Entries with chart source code
+ + + + + + +
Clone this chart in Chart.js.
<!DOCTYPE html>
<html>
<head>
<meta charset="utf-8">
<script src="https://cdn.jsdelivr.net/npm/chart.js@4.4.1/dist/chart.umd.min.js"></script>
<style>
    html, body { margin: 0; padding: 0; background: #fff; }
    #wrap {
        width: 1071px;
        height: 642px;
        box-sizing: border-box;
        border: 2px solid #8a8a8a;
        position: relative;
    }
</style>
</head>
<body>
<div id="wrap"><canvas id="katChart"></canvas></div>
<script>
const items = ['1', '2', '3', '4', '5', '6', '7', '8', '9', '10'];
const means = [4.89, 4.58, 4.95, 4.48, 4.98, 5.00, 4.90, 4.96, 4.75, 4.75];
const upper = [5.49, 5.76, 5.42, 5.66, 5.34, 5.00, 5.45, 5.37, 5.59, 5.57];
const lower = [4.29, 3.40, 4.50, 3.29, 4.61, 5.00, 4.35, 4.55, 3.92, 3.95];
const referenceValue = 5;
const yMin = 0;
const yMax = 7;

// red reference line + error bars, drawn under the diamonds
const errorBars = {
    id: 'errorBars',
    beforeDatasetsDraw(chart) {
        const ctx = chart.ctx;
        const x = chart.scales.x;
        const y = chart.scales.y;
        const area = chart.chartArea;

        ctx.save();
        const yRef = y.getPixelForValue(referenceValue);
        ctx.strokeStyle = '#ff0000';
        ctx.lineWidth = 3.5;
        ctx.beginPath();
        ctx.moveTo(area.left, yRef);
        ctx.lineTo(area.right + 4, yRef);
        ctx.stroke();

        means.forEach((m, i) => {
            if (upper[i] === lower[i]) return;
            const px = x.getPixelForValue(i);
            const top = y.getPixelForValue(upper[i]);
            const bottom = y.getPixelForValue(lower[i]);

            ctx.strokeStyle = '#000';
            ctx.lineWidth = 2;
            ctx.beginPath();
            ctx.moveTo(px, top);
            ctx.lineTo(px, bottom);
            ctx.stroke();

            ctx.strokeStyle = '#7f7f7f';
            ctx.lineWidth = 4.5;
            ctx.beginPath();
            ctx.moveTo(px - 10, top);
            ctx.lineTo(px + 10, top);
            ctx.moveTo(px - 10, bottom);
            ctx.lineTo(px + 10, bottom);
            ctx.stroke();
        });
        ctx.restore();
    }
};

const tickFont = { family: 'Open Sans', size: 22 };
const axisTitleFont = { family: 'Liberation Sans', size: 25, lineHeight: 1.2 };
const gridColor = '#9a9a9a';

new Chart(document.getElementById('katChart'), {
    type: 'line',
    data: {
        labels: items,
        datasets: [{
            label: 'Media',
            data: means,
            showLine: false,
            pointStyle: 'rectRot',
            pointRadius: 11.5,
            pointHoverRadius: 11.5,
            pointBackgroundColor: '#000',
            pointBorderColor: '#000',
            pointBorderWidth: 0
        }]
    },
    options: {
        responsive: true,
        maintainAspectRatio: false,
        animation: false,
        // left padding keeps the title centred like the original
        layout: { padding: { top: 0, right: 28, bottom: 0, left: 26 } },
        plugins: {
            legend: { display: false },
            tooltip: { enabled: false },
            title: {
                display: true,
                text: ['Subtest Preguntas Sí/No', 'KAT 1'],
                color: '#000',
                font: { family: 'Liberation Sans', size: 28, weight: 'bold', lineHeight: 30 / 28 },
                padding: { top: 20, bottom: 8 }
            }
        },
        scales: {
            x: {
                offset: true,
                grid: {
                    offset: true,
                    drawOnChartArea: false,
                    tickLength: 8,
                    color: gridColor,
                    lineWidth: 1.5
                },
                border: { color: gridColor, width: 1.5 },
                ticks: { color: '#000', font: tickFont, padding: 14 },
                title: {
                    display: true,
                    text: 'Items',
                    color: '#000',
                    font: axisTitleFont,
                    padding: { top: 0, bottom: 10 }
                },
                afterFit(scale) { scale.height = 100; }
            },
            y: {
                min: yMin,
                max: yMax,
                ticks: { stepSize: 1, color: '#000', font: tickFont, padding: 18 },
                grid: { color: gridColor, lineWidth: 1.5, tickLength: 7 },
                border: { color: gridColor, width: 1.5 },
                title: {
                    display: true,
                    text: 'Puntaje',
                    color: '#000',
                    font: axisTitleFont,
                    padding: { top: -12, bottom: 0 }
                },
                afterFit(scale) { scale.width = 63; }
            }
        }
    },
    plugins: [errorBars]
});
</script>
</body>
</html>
+ + + + + + +
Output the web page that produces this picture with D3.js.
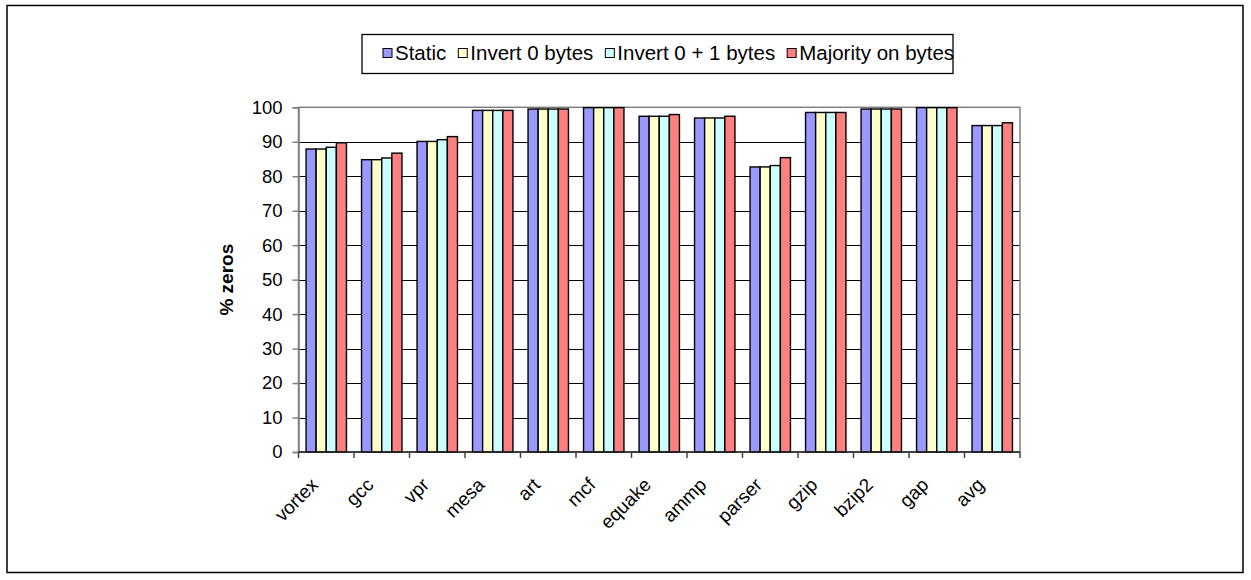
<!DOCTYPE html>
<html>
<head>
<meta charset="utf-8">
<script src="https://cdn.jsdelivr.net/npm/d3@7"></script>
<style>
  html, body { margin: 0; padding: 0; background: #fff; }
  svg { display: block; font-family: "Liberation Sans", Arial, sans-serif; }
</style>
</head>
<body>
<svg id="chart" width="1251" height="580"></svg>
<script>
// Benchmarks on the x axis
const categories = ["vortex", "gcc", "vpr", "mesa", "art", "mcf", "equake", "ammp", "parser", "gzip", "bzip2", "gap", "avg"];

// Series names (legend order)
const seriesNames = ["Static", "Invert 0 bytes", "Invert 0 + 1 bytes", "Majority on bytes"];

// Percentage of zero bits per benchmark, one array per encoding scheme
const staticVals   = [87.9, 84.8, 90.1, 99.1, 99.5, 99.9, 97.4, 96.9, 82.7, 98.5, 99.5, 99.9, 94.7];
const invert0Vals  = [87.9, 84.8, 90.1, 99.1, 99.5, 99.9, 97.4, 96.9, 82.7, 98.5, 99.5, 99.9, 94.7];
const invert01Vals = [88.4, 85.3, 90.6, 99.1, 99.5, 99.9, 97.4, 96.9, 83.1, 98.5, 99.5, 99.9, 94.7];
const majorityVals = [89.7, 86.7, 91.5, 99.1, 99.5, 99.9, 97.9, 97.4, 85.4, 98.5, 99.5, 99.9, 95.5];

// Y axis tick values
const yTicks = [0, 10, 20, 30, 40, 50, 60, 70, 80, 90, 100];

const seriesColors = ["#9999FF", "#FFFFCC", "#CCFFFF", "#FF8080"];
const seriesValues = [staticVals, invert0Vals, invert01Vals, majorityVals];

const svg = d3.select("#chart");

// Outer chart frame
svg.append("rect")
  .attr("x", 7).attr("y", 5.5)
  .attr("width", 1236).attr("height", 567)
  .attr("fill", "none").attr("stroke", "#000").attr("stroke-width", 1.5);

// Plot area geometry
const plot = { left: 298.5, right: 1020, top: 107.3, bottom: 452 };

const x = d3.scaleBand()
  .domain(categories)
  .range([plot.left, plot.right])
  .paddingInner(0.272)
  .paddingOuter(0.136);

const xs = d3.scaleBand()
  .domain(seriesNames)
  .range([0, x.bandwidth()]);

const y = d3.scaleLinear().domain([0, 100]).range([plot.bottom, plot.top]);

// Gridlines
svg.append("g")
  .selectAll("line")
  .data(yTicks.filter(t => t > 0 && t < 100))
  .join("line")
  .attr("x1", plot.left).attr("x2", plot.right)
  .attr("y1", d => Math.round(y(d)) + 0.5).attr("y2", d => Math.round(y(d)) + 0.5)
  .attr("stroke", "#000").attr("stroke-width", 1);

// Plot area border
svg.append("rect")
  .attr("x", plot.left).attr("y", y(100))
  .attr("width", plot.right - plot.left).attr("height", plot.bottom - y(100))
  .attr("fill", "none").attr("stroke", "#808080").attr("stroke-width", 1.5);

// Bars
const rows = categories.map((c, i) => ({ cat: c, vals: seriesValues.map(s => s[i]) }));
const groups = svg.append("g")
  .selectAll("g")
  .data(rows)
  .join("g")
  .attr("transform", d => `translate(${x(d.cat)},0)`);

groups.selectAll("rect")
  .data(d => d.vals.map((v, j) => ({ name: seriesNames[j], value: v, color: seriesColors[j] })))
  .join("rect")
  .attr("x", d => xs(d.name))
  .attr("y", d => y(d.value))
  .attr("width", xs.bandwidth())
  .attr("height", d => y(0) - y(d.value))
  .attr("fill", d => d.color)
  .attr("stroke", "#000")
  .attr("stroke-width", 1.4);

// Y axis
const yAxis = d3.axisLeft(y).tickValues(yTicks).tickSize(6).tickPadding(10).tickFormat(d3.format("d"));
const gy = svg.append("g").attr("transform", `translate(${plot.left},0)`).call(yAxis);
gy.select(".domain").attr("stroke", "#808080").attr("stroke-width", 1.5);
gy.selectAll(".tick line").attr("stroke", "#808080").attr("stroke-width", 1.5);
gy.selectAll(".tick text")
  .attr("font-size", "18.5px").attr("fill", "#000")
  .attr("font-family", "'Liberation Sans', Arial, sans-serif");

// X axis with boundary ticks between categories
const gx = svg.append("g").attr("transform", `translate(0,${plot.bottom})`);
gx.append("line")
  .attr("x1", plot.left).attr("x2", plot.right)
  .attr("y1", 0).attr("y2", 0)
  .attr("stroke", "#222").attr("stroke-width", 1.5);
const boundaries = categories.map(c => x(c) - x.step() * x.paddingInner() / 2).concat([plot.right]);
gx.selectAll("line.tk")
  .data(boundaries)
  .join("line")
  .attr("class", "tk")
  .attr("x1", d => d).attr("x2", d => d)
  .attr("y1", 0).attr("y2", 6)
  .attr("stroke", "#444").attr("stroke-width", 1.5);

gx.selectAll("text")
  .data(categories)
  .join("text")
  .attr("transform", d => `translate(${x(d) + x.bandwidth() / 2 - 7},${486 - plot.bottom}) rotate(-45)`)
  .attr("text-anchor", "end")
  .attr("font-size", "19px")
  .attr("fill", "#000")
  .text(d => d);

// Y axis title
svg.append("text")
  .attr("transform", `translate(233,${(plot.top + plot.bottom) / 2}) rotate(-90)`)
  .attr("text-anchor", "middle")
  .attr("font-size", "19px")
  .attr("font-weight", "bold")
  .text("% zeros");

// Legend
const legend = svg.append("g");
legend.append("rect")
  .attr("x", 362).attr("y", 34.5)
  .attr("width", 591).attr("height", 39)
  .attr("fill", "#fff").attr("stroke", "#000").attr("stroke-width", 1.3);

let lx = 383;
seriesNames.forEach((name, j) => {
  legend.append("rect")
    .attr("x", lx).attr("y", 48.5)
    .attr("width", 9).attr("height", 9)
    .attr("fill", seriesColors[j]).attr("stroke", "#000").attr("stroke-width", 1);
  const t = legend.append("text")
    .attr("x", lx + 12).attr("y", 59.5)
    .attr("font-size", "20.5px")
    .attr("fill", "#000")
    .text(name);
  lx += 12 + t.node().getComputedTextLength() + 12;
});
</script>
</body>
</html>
+ + + + + + +
*WHAT IS ASKED*.
Repeat exactly the lines running from the one with "Clone this chart in Chart.js." through the one with "const area = chart.chartArea;", both included.

*ANSWER TO THE TASK*.
Clone this chart in Chart.js.
<!DOCTYPE html>
<html>
<head>
<meta charset="utf-8">
<script src="https://cdn.jsdelivr.net/npm/chart.js@4.4.1/dist/chart.umd.min.js"></script>
<style>
    html, body { margin: 0; padding: 0; background: #fff; }
    #wrap {
        width: 1071px;
        height: 642px;
        box-sizing: border-box;
        border: 2px solid #8a8a8a;
        position: relative;
    }
</style>
</head>
<body>
<div id="wrap"><canvas id="katChart"></canvas></div>
<script>
const items = ['1', '2', '3', '4', '5', '6', '7', '8', '9', '10'];
const means = [4.89, 4.58, 4.95, 4.48, 4.98, 5.00, 4.90, 4.96, 4.75, 4.75];
const upper = [5.49, 5.76, 5.42, 5.66, 5.34, 5.00, 5.45, 5.37, 5.59, 5.57];
const lower = [4.29, 3.40, 4.50, 3.29, 4.61, 5.00, 4.35, 4.55, 3.92, 3.95];
const referenceValue = 5;
const yMin = 0;
const yMax = 7;

// red reference line + error bars, drawn under the diamonds
const errorBars = {
    id: 'errorBars',
    beforeDatasetsDraw(chart) {
        const ctx = chart.ctx;
        const x = chart.scales.x;
        const y = chart.scales.y;
        const area = chart.chartArea;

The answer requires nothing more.